## WHAT YOU NEED TO DO:
Return the lines below exactly, from the first line to the line that contains "import plotly.graph_objects as go". Leave out pictures.

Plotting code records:
============================================================

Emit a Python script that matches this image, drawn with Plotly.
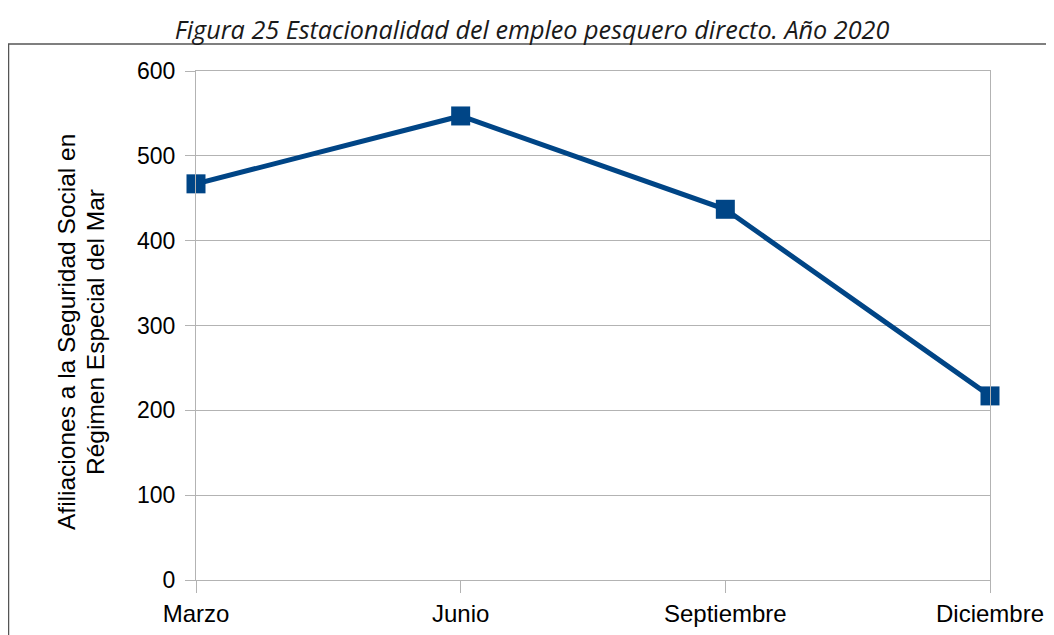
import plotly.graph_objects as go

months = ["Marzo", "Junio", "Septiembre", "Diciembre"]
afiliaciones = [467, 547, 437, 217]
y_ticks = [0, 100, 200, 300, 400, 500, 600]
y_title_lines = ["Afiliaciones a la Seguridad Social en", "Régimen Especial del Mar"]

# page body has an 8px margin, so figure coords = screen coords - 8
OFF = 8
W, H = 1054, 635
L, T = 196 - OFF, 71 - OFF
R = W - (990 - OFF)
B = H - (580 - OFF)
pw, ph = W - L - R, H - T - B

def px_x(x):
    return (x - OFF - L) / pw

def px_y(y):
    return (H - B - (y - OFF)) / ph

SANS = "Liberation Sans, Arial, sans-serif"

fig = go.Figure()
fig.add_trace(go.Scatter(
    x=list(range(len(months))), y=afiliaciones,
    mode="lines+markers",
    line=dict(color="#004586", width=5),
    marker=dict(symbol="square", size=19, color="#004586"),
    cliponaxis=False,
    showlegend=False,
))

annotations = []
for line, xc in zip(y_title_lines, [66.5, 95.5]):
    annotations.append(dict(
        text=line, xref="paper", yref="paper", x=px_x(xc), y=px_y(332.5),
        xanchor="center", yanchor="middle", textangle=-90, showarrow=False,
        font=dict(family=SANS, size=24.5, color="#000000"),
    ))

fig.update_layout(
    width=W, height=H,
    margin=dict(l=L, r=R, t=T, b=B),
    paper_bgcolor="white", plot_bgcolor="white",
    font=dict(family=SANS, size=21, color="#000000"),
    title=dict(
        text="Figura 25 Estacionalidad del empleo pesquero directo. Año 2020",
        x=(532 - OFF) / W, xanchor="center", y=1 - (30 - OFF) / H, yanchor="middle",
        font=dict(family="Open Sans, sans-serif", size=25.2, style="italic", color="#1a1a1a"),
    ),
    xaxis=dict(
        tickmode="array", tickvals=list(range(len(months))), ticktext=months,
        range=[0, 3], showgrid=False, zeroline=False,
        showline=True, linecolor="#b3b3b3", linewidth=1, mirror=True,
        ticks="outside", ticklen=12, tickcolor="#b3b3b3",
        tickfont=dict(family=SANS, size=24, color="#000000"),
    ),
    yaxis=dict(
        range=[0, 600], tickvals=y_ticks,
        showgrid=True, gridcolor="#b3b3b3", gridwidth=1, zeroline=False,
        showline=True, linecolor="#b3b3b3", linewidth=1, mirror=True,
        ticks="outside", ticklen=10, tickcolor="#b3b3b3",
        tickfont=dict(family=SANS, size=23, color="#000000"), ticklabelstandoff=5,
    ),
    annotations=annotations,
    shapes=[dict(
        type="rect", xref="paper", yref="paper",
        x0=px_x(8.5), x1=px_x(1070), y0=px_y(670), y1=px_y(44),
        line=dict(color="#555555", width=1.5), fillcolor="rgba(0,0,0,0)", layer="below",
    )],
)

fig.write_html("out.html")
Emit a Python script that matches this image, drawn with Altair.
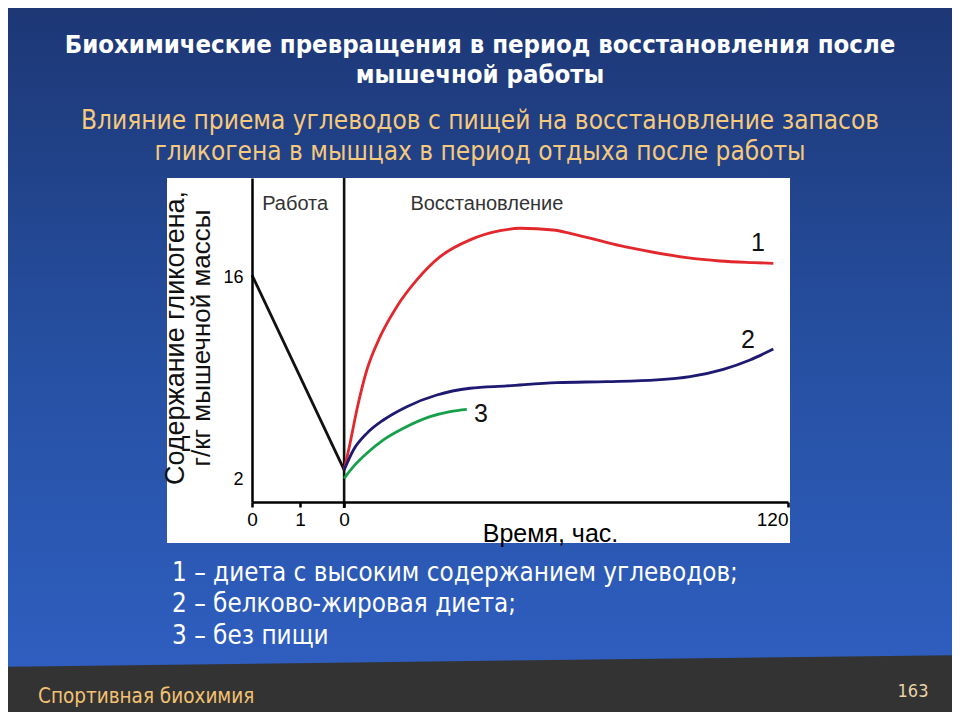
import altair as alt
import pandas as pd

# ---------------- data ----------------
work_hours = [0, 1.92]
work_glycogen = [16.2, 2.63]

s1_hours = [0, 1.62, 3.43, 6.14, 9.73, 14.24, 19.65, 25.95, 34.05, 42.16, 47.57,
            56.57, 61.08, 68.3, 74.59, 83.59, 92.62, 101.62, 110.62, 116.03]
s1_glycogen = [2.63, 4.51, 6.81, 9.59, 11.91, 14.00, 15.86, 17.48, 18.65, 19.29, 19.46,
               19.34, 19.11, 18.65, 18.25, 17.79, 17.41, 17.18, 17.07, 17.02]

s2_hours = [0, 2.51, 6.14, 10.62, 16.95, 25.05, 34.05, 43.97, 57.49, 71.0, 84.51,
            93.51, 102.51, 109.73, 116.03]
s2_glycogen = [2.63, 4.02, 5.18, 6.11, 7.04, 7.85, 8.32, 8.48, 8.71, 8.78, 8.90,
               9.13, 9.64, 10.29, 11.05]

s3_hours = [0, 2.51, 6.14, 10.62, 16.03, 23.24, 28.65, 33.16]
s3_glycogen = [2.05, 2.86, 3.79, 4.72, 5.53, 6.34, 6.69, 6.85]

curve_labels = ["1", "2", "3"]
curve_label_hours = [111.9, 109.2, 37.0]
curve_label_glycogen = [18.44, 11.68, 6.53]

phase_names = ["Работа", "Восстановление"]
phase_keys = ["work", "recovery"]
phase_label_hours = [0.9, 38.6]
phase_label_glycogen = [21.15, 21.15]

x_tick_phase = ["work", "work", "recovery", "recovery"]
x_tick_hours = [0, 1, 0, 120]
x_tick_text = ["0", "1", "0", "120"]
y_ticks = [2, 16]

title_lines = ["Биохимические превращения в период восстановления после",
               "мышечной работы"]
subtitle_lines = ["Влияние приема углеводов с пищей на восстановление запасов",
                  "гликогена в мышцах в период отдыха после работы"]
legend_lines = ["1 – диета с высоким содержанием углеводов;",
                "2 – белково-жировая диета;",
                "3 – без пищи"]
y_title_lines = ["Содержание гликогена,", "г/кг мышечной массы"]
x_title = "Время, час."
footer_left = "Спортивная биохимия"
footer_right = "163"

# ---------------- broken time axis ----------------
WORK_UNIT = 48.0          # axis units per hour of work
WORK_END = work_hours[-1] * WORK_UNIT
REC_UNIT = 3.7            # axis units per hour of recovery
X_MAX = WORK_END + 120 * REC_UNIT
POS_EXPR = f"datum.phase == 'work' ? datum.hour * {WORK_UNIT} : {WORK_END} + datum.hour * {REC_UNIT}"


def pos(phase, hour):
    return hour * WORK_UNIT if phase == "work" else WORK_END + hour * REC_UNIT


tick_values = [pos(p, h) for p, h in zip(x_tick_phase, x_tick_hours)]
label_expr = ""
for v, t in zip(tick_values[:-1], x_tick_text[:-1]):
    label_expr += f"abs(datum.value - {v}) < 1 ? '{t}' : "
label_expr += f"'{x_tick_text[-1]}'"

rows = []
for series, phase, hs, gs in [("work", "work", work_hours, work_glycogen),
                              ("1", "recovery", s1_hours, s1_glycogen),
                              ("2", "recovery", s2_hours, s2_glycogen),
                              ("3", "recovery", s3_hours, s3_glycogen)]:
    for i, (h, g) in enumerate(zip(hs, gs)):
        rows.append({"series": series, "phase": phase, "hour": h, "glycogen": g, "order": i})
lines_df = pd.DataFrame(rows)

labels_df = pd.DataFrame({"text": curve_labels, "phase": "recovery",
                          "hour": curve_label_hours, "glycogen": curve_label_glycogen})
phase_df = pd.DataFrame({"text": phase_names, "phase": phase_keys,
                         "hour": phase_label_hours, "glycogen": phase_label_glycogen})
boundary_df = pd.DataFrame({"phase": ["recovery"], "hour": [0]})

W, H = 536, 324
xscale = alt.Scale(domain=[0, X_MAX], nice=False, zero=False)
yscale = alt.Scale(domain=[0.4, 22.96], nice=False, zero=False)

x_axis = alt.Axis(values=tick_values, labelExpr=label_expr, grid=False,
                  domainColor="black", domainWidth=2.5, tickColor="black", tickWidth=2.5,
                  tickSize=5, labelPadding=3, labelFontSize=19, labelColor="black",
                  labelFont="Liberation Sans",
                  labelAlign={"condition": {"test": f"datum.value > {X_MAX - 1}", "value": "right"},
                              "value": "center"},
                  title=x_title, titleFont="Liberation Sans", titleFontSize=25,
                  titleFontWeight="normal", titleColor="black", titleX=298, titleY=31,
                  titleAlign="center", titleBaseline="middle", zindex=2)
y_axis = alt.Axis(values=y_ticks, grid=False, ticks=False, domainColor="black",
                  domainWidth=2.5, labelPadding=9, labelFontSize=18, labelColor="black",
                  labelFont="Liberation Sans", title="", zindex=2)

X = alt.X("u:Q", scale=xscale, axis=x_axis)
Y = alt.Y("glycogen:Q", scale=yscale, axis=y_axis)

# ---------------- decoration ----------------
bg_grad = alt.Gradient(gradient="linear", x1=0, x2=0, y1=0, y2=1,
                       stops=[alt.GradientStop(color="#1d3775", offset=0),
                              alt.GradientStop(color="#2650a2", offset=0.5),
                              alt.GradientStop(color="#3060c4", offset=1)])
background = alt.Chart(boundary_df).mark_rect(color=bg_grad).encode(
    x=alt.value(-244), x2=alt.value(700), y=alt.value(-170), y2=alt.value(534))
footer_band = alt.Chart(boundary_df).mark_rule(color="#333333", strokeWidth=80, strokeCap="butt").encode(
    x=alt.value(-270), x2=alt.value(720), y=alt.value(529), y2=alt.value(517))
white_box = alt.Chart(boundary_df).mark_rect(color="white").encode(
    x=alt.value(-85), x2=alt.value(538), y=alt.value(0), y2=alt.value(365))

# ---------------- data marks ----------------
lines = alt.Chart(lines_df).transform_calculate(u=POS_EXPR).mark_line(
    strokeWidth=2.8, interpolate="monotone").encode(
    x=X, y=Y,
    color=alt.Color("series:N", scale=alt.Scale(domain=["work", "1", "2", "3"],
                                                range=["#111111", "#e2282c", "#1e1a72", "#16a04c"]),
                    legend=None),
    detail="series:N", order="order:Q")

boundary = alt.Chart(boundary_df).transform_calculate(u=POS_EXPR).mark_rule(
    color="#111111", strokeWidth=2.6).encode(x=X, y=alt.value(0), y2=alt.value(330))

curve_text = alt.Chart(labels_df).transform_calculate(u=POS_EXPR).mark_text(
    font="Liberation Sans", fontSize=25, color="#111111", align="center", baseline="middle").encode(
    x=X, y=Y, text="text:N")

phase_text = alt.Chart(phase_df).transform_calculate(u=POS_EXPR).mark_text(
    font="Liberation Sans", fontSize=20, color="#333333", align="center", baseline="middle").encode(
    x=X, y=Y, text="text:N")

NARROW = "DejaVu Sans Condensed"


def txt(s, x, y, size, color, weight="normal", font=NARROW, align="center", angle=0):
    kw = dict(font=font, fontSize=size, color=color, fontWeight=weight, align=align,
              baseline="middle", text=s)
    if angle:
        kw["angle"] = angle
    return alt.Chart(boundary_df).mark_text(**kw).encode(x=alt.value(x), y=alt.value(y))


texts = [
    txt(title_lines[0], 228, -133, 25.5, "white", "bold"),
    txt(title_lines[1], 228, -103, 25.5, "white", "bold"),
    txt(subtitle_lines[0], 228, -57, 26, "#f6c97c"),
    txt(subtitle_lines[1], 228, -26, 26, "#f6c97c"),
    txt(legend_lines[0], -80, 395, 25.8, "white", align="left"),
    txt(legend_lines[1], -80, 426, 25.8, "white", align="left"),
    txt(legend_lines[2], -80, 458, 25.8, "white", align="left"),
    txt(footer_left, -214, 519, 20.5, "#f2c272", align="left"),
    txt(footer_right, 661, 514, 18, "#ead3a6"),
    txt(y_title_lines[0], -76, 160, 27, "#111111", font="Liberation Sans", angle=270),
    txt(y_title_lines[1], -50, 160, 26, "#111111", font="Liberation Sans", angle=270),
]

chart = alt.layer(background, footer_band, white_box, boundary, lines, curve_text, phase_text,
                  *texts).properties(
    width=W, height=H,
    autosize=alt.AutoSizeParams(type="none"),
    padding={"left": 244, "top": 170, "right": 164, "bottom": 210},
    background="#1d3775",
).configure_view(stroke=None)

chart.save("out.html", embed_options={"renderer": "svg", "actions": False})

============================================================

## SOLUTION TO THE PROBLEM:
Emit a Python script that matches this image, drawn with Plotly.
import plotly.graph_objects as go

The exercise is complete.